Carrie works as Sitka High School’s secretary, and she’s beloved by the students and staff. Four years ago, she discovered she had lung cancer.
“It’s something that you don’t expect, even because neither one of us ever smoked a day in our life, and yet she gets lung cancer, very low prognosis. But she’s four years out, and it looks like she’s cancer free.”
“Having cancer and needing the support from your friends and community is what I believe was half of my medicine,” added Carrie.
Carrie, along with about 15 other survivors don purple shirts for first event of the weekend– the survivor lap.
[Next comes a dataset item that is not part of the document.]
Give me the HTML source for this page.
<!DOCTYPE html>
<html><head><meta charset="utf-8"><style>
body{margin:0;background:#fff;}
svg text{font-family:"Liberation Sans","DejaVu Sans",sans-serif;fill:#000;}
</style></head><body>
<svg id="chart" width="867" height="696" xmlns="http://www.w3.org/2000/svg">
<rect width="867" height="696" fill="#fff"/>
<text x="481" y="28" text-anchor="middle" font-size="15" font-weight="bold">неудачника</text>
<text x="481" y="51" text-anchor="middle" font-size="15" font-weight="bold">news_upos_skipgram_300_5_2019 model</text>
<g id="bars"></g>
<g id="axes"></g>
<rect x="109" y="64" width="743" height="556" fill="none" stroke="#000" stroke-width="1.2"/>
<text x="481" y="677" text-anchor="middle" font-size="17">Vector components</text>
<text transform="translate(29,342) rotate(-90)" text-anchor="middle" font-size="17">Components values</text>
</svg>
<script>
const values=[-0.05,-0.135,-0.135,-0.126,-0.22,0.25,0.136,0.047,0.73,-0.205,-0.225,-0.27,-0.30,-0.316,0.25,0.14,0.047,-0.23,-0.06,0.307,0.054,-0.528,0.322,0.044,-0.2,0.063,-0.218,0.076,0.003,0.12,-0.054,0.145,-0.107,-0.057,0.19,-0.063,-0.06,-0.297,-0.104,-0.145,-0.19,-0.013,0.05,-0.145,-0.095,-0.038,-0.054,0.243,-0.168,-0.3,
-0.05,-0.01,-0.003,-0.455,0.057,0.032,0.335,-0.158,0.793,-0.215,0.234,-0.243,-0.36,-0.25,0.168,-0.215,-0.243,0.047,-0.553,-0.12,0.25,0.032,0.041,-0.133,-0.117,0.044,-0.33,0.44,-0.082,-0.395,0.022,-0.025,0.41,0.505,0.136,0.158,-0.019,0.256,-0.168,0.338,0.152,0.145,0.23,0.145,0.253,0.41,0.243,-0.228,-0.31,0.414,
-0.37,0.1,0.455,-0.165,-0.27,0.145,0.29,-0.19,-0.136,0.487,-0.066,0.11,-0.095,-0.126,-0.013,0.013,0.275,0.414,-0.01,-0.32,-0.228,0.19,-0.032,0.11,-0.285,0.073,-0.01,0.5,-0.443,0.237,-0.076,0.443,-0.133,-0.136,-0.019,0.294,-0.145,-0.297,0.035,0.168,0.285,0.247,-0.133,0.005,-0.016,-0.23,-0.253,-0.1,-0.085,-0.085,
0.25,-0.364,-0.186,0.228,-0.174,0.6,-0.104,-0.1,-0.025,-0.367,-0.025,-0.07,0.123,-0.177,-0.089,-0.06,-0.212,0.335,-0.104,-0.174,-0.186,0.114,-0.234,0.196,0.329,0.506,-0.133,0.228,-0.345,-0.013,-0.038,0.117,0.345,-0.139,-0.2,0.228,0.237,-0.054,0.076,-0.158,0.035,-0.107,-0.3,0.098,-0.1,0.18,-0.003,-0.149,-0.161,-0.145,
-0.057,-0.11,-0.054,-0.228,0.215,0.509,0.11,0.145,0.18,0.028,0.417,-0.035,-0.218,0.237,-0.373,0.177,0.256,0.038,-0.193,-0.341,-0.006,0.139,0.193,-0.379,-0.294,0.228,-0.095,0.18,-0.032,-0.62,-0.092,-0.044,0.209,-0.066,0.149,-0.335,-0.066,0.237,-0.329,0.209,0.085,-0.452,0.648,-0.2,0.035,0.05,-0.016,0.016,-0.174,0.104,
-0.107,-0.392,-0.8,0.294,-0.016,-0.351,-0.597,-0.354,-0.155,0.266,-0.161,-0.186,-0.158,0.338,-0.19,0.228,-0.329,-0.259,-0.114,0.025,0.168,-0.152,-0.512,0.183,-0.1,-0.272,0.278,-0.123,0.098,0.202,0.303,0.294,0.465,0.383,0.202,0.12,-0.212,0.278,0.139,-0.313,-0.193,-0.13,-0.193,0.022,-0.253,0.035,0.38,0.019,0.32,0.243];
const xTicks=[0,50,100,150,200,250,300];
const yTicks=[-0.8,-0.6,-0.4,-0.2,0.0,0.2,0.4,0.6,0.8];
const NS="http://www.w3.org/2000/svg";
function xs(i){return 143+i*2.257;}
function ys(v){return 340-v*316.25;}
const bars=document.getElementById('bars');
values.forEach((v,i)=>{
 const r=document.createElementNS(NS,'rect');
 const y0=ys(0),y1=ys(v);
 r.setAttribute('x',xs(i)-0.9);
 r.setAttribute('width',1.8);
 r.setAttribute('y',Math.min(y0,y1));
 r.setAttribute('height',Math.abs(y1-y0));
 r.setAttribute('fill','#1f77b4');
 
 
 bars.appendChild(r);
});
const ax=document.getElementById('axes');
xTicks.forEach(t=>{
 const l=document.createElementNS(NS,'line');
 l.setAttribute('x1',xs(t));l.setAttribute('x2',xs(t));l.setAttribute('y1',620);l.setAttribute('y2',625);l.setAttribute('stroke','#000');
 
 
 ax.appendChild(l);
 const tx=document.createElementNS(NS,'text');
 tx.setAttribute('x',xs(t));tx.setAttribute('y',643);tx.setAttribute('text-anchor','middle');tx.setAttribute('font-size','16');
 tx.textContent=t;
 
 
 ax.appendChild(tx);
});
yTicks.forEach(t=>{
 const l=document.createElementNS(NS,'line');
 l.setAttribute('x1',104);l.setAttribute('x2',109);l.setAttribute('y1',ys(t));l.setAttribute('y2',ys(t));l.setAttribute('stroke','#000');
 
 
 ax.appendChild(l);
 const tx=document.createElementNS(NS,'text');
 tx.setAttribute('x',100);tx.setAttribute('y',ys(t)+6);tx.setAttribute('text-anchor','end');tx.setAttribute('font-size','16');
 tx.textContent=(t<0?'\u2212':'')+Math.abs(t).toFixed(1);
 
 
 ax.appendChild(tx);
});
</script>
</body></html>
They rounded the bases to Kelly Clarkson’s “What Doesn’t Kill You Makes You Stronger”
Clapping, music, sound of survivors rounding the bases
Each, year, communities across the country sponsor Relay for Life events. For 24 hours, people walk or run laps to raise awareness and funds for cancer research. In 2015, 276 million of ACS’s money went directly to those fighting cancer, patient support like flights and comped hotel rooms.
“Raising funds when you can’t do it or your family can’t is wonderful. They were right there all the time. They would just send me some monetary value, and that would go to transportation, lodging, whatever you need, so it’s very important,” said Spackman.
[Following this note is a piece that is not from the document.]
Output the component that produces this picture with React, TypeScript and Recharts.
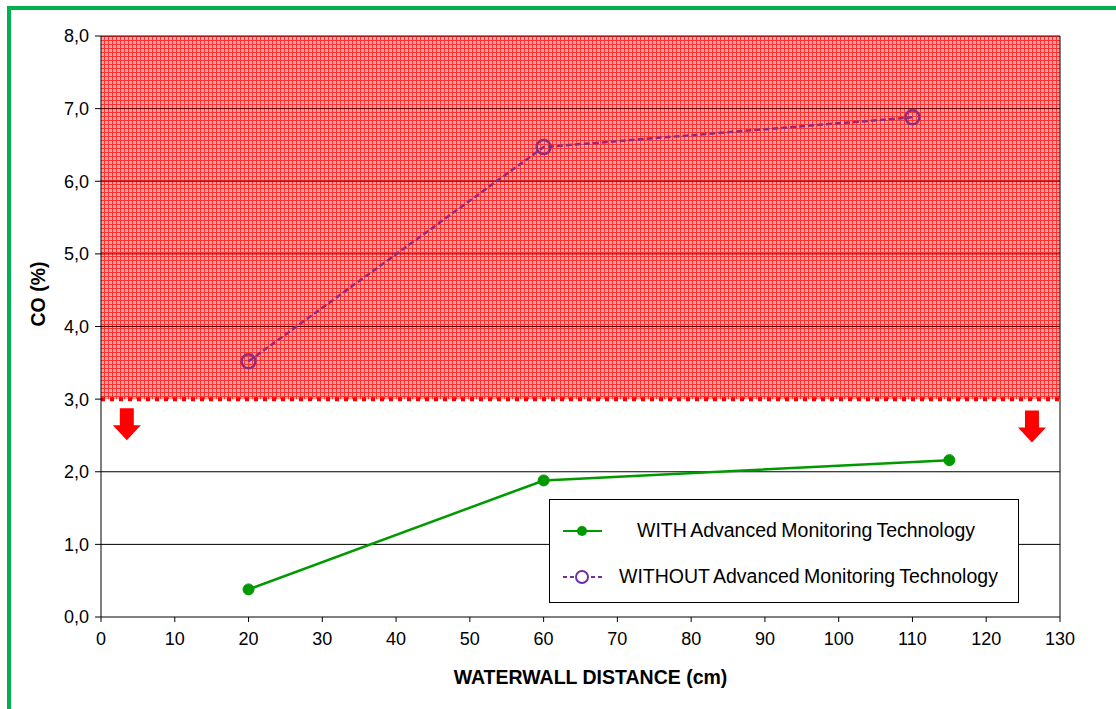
import {
  LineChart,
  Line,
  XAxis,
  YAxis,
  ReferenceArea,
  ReferenceLine,
  ReferenceDot,
} from "recharts";

const withTech = [
  { x: 20, y: 0.38 },
  { x: 60, y: 1.88 },
  { x: 115, y: 2.16 },
];

const withoutTech = [
  { x: 20, y: 3.52 },
  { x: 60, y: 6.47 },
  { x: 110, y: 6.88 },
];

const xTicks = [0, 10, 20, 30, 40, 50, 60, 70, 80, 90, 100, 110, 120, 130];
const yTicks = [0, 1, 2, 3, 4, 5, 6, 7, 8];
const gridLines = [1, 2, 4, 5, 6, 7, 8];
const limit = 3;
const arrows = [
  { x: 3.5, y: 2.64 },
  { x: 126.2, y: 2.61 },
];

const FONT = "Arial, 'Liberation Sans', sans-serif";
const GREEN = "#009a00";
const PURPLE = "#7030a0";
const LINE_PURPLE = "#8c2c7c";

// eslint-disable-next-line @typescript-eslint/no-explicit-any
const Arrow = (props: any) => {
  const { cx, cy } = props;
  const pts = [
    [cx - 7, cy - 17],
    [cx + 7, cy - 17],
    [cx + 7, cy],
    [cx + 14, cy],
    [cx, cy + 15],
    [cx - 14, cy],
    [cx - 7, cy],
  ]
    .map((p) => p.join(","))
    .join(" ");
  return <polygon points={pts} fill="#ff0000" />;
};

const LegendBox = () => (
  <div
    style={{
      position: "absolute",
      left: 549,
      top: 499,
      width: 468,
      height: 102,
      border: "1px solid #000",
      background: "#fff",
      fontFamily: FONT,
      fontSize: 19.5,
      color: "#000",
      whiteSpace: "nowrap",
    }}
  >
    <svg width={60} height={102} style={{ position: "absolute", left: 0, top: 0 }}>
      <line x1={13} x2={52} y1={31} y2={31} stroke={GREEN} strokeWidth={2} />
      <circle cx={32} cy={31} r={5} fill={GREEN} />
      <line x1={13} x2={52} y1={77} y2={77} stroke={PURPLE} strokeWidth={2} strokeDasharray="4 3" />
      <circle cx={32} cy={77} r={6} fill="#fff" stroke={PURPLE} strokeWidth={2} />
    </svg>
    <div style={{ position: "absolute", left: 87, top: 19, wordSpacing: -1 }}>
      WITH Advanced Monitoring Technology
    </div>
    <div style={{ position: "absolute", left: 69, top: 65, wordSpacing: -1 }}>
      WITHOUT Advanced Monitoring Technology
    </div>
  </div>
);

export default function App() {
  return (
    <div
      style={{
        position: "absolute",
        left: 0,
        top: 0,
        width: 1116,
        height: 709,
        background: "#fff",
        overflow: "hidden",
      }}
    >
      <div
        style={{
          position: "absolute",
          left: 7,
          top: 6,
          width: 1200,
          height: 800,
          borderTop: "4px solid #00b050",
          borderLeft: "4px solid #00b050",
        }}
      />
      <LineChart
        width={1116}
        height={709}
        margin={{ top: 36, right: 56, bottom: 0, left: 0 }}
        style={{ position: "absolute", left: 0, top: 0, fontFamily: FONT }}
      >
        <defs>
          <pattern id="hatch" width={4} height={4} patternUnits="userSpaceOnUse">
            <rect width={4} height={4} fill="#ffa4a4" />
            <rect width={4} height={1} fill="#ff3030" />
            <rect width={1} height={4} fill="#ff3030" />
          </pattern>
        </defs>
        <XAxis
          type="number"
          dataKey="x"
          domain={[0, 130]}
          ticks={xTicks}
          height={92}
          interval={0}
          stroke="#000"
          tickSize={5}
          tick={{ fill: "#000", fontSize: 18, fontFamily: FONT, dy: 8 }}
          label={{
            value: "WATERWALL DISTANCE (cm)",
            position: "insideBottom",
            offset: 25,
            dx: 10,
            fill: "#000",
            fontSize: 19.5,
            fontWeight: "bold",
            fontFamily: FONT,
          }}
          allowDuplicatedCategory={false}
        />
        <YAxis
          type="number"
          domain={[0, 8]}
          ticks={yTicks}
          width={101}
          interval={0}
          stroke="#000"
          tickSize={6}
          tickFormatter={(v: number) => v.toFixed(1).replace(".", ",")}
          tick={{ fill: "#000", fontSize: 18, fontFamily: FONT, dx: -4 }}
          label={{
            value: "CO (%)",
            angle: -90,
            position: "insideLeft",
            offset: 38,
            fill: "#000",
            fontSize: 19.5,
            fontWeight: "bold",
            fontFamily: FONT,
          }}
        />
        <ReferenceArea
          y1={limit}
          y2={8}
          x1={0}
          x2={130}
          fill="url(#hatch)"
          fillOpacity={1}
          stroke="none"
        />
        {gridLines.map((g) => (
          <ReferenceLine key={g} y={g} stroke={g > limit ? "#600000" : "#000"} strokeWidth={1} />
        ))}
        <ReferenceLine x={130} stroke="#000" strokeWidth={1} />
        <ReferenceLine y={limit} stroke="#ff0000" strokeWidth={4} strokeDasharray="4 5" />
        {arrows.map((a, i) => (
          <ReferenceDot key={i} x={a.x} y={a.y} r={1} shape={Arrow} />
        ))}
        <Line
          data={withoutTech}
          dataKey="y"
          name="WITHOUT Advanced Monitoring Technology"
          stroke={LINE_PURPLE}
          strokeWidth={2.5}
          strokeDasharray="6 3"
          dot={{ r: 7, fill: "none", stroke: LINE_PURPLE, strokeWidth: 2.5, strokeDasharray: "" }}
          isAnimationActive={false}
        />
        <Line
          data={withTech}
          dataKey="y"
          name="WITH Advanced Monitoring Technology"
          stroke={GREEN}
          strokeWidth={2.5}
          dot={{ r: 5.5, fill: GREEN, stroke: GREEN, strokeWidth: 1 }}
          isAnimationActive={false}
        />
      </LineChart>
      <LegendBox />
    </div>
  );
}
Hannah Ray is a community manager for the Alaska branch of the American Cancer Society and Relay for Life. She works with fourteen communities around the state, including Sitka. Ray says access to healthcare is a big factor.
“Our transportation is very different in Alaska. Obviously some of our communities can only be accessed by flights. I’ve taken the puddle jumpers out to Nome, and I can only imagine being a cancer patient there and not imagining what I was going to do,” said Ray.
In the past year, the American Cancer Society has helped over 1000 Alaskan cancer patients with their treatment, paying for transport, hotel rooms, and cosmetic kits for those undergoing chemotherapy and radiation.
After the survivors round the bases for the first lap, they go around again, this time with their caretakers, their families. Many of the children here this evening are dressed as ducks, with yellow feather boas and orange construction paper beaks. That’s for Carrie.
“I have a duck collection at the high school. I have about a thousand now. Kids come and go to colleges on vacations, and they always bring me back a little rubber duck. I just took on the duck collection, next time I’m gonna start with jewelry, but this time it was ducks,” said Spackman.
And like ducks, the driving events weren’t enough to keep people away. By the end of the event, Sitkans raised over $14,000, but the total is unofficial, as the team still has until August 1 to raise funds.